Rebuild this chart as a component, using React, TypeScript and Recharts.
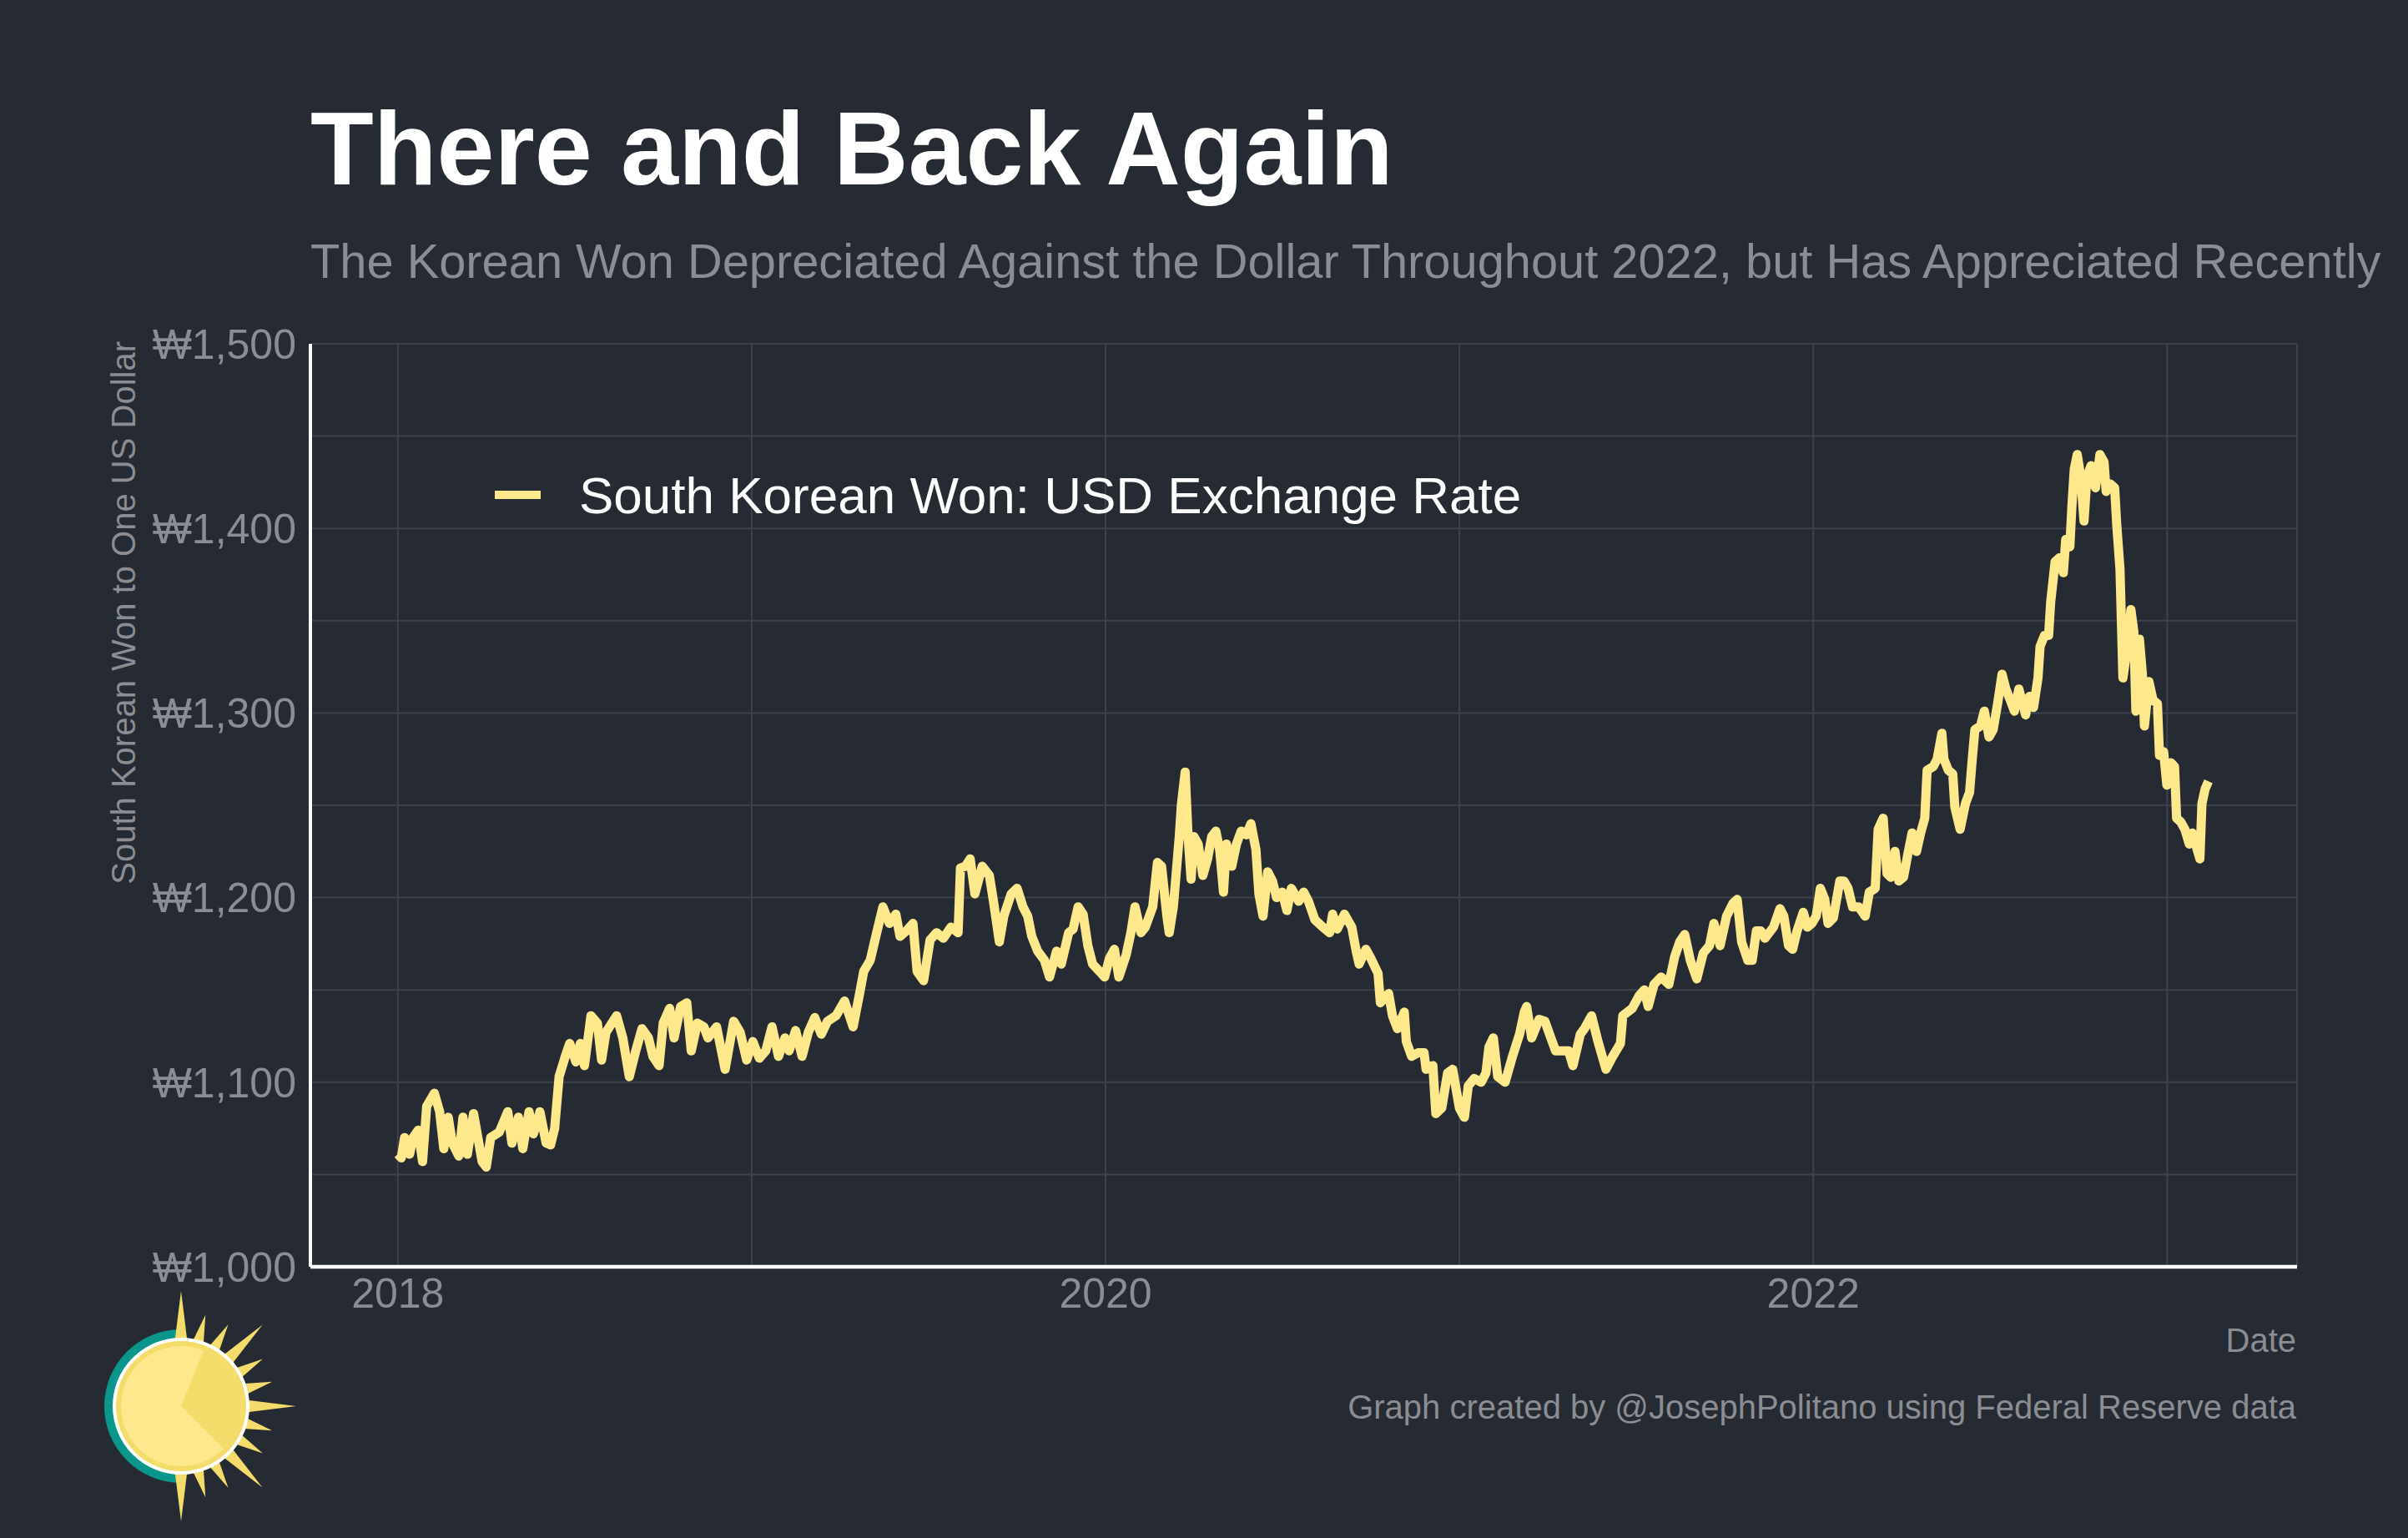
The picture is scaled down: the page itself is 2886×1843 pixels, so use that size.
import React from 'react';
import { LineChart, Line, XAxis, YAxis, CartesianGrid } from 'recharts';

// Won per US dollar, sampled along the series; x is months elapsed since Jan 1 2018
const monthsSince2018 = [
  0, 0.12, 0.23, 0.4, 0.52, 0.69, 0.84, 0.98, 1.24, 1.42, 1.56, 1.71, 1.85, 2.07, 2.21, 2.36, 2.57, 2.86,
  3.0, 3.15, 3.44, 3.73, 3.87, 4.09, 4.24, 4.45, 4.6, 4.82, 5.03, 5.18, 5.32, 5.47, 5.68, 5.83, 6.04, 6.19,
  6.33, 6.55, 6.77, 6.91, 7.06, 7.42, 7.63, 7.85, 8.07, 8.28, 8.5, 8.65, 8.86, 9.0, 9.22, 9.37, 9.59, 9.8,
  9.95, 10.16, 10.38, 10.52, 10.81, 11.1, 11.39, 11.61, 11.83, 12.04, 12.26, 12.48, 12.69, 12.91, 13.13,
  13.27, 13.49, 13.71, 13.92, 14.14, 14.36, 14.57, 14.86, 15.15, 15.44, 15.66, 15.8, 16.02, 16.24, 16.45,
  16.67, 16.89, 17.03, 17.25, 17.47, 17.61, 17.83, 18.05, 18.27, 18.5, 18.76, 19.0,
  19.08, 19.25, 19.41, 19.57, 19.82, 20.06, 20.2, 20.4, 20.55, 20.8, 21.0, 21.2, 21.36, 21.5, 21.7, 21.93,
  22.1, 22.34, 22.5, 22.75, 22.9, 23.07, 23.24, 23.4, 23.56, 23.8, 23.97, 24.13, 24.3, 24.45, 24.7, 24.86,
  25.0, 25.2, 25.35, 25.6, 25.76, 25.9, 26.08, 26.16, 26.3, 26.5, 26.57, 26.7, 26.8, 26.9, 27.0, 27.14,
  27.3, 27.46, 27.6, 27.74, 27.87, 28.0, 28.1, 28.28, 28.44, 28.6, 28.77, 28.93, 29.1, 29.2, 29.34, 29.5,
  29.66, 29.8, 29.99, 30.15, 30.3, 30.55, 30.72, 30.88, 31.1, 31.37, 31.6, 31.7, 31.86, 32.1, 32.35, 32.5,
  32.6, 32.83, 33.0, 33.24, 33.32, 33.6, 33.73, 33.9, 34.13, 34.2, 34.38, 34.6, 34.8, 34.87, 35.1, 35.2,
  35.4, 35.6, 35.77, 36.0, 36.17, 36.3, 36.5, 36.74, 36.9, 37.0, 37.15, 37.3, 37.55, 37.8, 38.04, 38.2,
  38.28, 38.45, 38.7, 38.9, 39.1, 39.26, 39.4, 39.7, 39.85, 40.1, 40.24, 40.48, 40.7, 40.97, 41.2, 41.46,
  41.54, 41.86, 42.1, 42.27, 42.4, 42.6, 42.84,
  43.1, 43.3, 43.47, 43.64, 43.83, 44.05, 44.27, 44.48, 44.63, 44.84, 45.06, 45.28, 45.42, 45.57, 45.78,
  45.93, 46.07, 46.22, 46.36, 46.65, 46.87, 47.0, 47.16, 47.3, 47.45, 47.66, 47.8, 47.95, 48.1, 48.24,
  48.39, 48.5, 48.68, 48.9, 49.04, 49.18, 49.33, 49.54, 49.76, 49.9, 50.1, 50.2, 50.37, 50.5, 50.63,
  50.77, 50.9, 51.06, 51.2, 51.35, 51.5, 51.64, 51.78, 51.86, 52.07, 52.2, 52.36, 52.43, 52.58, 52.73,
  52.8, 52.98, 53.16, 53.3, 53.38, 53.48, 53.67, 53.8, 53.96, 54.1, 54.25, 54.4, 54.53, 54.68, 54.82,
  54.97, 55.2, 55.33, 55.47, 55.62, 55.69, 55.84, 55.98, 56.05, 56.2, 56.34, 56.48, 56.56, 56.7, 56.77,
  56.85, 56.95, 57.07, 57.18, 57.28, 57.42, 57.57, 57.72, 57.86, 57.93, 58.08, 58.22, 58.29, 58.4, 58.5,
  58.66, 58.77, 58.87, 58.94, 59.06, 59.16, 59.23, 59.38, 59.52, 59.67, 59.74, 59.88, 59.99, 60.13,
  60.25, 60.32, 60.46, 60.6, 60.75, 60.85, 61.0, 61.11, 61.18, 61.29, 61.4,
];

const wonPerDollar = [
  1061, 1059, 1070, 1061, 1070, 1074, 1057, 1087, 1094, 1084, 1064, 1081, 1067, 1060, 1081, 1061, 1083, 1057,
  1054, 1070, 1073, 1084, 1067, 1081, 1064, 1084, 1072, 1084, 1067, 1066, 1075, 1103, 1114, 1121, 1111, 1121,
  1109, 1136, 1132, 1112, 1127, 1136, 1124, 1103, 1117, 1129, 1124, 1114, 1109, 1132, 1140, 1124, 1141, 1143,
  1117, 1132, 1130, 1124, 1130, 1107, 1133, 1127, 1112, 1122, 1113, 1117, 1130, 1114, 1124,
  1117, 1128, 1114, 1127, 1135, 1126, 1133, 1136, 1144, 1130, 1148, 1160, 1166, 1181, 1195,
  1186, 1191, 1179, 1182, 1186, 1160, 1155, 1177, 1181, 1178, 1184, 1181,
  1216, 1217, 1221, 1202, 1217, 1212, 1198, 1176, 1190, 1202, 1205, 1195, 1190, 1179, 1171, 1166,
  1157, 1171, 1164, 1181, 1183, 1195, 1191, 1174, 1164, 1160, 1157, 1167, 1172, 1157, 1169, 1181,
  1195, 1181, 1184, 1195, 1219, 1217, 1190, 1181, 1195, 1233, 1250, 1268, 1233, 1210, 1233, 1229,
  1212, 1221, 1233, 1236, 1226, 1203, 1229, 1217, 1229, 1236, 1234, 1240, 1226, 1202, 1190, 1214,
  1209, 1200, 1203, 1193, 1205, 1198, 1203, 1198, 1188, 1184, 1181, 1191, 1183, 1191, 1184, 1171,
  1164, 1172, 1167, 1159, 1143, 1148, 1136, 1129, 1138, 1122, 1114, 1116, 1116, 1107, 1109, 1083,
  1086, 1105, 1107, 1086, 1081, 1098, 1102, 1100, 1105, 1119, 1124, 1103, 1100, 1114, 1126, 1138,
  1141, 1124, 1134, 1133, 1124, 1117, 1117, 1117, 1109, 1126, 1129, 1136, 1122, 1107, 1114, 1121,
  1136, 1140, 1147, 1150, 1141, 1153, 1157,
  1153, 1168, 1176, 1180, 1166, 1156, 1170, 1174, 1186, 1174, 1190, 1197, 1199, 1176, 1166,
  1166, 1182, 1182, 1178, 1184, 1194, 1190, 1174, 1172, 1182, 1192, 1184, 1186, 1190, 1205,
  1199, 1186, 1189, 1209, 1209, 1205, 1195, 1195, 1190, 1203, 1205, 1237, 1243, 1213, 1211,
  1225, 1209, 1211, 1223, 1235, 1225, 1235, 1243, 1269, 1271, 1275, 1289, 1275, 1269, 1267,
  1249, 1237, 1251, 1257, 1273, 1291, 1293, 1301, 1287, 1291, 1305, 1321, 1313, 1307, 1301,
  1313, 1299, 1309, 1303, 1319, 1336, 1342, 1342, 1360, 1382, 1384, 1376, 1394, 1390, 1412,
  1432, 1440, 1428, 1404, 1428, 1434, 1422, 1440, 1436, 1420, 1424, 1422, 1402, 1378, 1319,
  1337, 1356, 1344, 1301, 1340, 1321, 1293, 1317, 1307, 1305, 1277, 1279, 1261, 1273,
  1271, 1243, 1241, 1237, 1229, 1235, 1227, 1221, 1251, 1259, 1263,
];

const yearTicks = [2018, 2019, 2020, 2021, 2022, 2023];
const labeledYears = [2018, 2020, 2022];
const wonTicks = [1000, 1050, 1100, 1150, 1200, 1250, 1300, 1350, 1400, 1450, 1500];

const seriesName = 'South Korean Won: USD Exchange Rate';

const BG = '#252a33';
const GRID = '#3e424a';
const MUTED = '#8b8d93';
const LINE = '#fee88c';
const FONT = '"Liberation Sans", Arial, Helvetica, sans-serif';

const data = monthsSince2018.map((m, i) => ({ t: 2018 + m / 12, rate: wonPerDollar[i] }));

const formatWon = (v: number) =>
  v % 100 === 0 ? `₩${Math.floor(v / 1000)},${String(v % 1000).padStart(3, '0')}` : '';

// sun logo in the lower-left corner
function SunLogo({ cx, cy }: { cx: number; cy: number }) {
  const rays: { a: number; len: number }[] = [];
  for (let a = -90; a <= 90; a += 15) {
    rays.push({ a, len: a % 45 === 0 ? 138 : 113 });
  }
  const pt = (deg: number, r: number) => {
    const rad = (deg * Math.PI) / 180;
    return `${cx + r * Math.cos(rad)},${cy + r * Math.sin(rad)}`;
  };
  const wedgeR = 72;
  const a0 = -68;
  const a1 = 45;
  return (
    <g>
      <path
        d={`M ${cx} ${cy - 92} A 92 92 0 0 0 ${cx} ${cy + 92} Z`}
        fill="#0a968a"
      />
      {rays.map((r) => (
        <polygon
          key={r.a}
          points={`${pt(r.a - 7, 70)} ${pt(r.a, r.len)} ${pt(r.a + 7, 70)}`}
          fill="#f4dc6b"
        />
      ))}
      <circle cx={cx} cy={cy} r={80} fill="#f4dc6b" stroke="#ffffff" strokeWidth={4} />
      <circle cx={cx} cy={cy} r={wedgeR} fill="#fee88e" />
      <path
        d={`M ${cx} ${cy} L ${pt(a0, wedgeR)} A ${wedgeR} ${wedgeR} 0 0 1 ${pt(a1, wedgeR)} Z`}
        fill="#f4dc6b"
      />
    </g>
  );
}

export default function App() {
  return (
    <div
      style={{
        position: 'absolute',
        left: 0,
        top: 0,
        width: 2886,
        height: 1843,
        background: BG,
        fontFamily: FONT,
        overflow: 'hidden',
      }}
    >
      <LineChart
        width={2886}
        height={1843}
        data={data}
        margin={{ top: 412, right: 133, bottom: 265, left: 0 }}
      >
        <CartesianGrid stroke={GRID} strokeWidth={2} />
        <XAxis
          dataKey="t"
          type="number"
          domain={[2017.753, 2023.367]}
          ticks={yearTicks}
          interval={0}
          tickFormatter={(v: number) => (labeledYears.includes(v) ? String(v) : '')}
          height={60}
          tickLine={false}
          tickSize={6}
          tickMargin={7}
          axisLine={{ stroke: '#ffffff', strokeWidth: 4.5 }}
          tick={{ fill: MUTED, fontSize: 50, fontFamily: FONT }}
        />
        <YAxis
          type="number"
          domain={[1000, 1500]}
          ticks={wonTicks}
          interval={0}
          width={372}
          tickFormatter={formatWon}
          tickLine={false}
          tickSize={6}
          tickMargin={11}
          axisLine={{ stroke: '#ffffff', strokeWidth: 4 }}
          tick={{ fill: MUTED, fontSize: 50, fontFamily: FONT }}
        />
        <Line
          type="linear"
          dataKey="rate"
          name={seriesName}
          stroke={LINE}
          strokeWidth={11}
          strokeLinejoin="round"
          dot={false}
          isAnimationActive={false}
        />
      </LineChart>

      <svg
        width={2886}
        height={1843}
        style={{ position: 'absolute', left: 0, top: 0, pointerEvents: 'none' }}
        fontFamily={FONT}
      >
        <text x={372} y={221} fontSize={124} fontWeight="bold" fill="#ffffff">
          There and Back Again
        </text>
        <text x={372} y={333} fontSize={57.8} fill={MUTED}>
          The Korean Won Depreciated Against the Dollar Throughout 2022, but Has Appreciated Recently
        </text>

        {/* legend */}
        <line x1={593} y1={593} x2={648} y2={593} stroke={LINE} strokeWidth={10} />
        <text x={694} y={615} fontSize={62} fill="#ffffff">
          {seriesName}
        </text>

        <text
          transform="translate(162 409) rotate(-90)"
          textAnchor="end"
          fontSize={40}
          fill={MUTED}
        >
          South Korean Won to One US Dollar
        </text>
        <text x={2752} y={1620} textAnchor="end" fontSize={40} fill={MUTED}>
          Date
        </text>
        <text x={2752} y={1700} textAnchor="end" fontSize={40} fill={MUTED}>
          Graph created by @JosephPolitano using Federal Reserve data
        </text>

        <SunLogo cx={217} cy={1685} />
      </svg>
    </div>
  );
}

[WHAT IS ASKED] Copy nothing but the lines from the first one in the listing through the line with "XAxis, YAxis, CartesianGrid", and omit the pictures.

[EXPECTED ANSWER]
Rebuild this chart as a component, using React, TypeScript and Recharts.
The picture is scaled down: the page itself is 2886×1843 pixels, so use that size.
import React from 'react';
import { LineChart, Line, XAxis, YAxis, CartesianGrid } from 'recharts';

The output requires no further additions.